* **To be done**:
Repeat the material verbatim and drop the pictures.

******

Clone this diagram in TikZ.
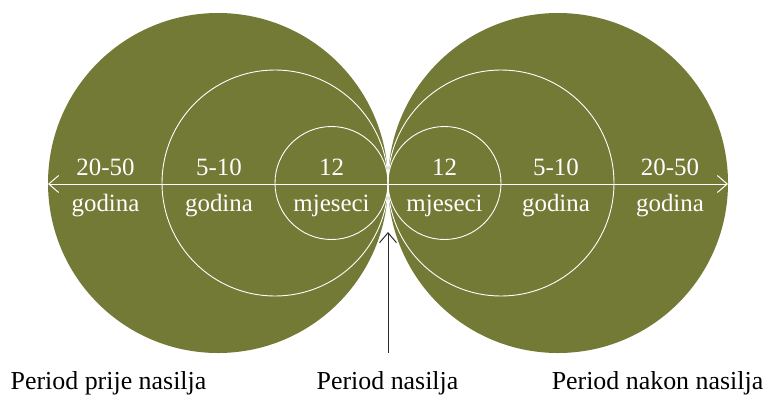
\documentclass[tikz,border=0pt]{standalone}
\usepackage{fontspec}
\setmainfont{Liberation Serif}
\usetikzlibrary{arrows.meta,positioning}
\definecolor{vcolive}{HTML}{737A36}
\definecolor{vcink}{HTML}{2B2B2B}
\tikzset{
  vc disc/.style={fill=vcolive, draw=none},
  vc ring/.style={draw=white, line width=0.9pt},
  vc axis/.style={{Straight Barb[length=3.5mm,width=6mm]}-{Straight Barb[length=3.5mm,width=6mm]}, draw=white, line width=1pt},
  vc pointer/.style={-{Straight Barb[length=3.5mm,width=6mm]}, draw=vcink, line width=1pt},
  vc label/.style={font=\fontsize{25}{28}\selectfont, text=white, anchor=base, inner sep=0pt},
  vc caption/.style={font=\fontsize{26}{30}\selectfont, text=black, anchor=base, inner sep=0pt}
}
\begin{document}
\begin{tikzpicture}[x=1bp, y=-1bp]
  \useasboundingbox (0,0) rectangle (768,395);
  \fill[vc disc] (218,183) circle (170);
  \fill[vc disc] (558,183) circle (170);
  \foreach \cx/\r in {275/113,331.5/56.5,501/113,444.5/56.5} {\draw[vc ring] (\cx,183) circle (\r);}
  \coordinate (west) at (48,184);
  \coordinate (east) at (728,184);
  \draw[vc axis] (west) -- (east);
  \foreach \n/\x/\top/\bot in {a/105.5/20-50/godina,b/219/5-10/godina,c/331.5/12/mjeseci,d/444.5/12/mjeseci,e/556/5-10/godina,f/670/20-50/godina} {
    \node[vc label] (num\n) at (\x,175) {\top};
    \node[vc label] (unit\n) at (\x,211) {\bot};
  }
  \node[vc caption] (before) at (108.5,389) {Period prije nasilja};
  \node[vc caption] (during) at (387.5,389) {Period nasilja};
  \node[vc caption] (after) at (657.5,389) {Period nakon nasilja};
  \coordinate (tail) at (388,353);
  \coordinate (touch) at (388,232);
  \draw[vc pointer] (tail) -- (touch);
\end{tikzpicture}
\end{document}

******

* **Written response**:
Clone this diagram in TikZ.
\documentclass[tikz,border=0pt]{standalone}
\usepackage{fontspec}
\setmainfont{Liberation Serif}
\usetikzlibrary{arrows.meta,positioning}
\definecolor{vcolive}{HTML}{737A36}
\definecolor{vcink}{HTML}{2B2B2B}
\tikzset{
  vc disc/.style={fill=vcolive, draw=none},
  vc ring/.style={draw=white, line width=0.9pt},
  vc axis/.style={{Straight Barb[length=3.5mm,width=6mm]}-{Straight Barb[length=3.5mm,width=6mm]}, draw=white, line width=1pt},
  vc pointer/.style={-{Straight Barb[length=3.5mm,width=6mm]}, draw=vcink, line width=1pt},
  vc label/.style={font=\fontsize{25}{28}\selectfont, text=white, anchor=base, inner sep=0pt},
  vc caption/.style={font=\fontsize{26}{30}\selectfont, text=black, anchor=base, inner sep=0pt}
}
\begin{document}
\begin{tikzpicture}[x=1bp, y=-1bp]
  \useasboundingbox (0,0) rectangle (768,395);
  \fill[vc disc] (218,183) circle (170);
  \fill[vc disc] (558,183) circle (170);
  \foreach \cx/\r in {275/113,331.5/56.5,501/113,444.5/56.5} {\draw[vc ring] (\cx,183) circle (\r);}
  \coordinate (west) at (48,184);
  \coordinate (east) at (728,184);
  \draw[vc axis] (west) -- (east);
  \foreach \n/\x/\top/\bot in {a/105.5/20-50/godina,b/219/5-10/godina,c/331.5/12/mjeseci,d/444.5/12/mjeseci,e/556/5-10/godina,f/670/20-50/godina} {
    \node[vc label] (num\n) at (\x,175) {\top};
    \node[vc label] (unit\n) at (\x,211) {\bot};
  }
  \node[vc caption] (before) at (108.5,389) {Period prije nasilja};
  \node[vc caption] (during) at (387.5,389) {Period nasilja};
  \node[vc caption] (after) at (657.5,389) {Period nakon nasilja};
  \coordinate (tail) at (388,353);
  \coordinate (touch) at (388,232);
  \draw[vc pointer] (tail) -- (touch);
\end{tikzpicture}
\end{document}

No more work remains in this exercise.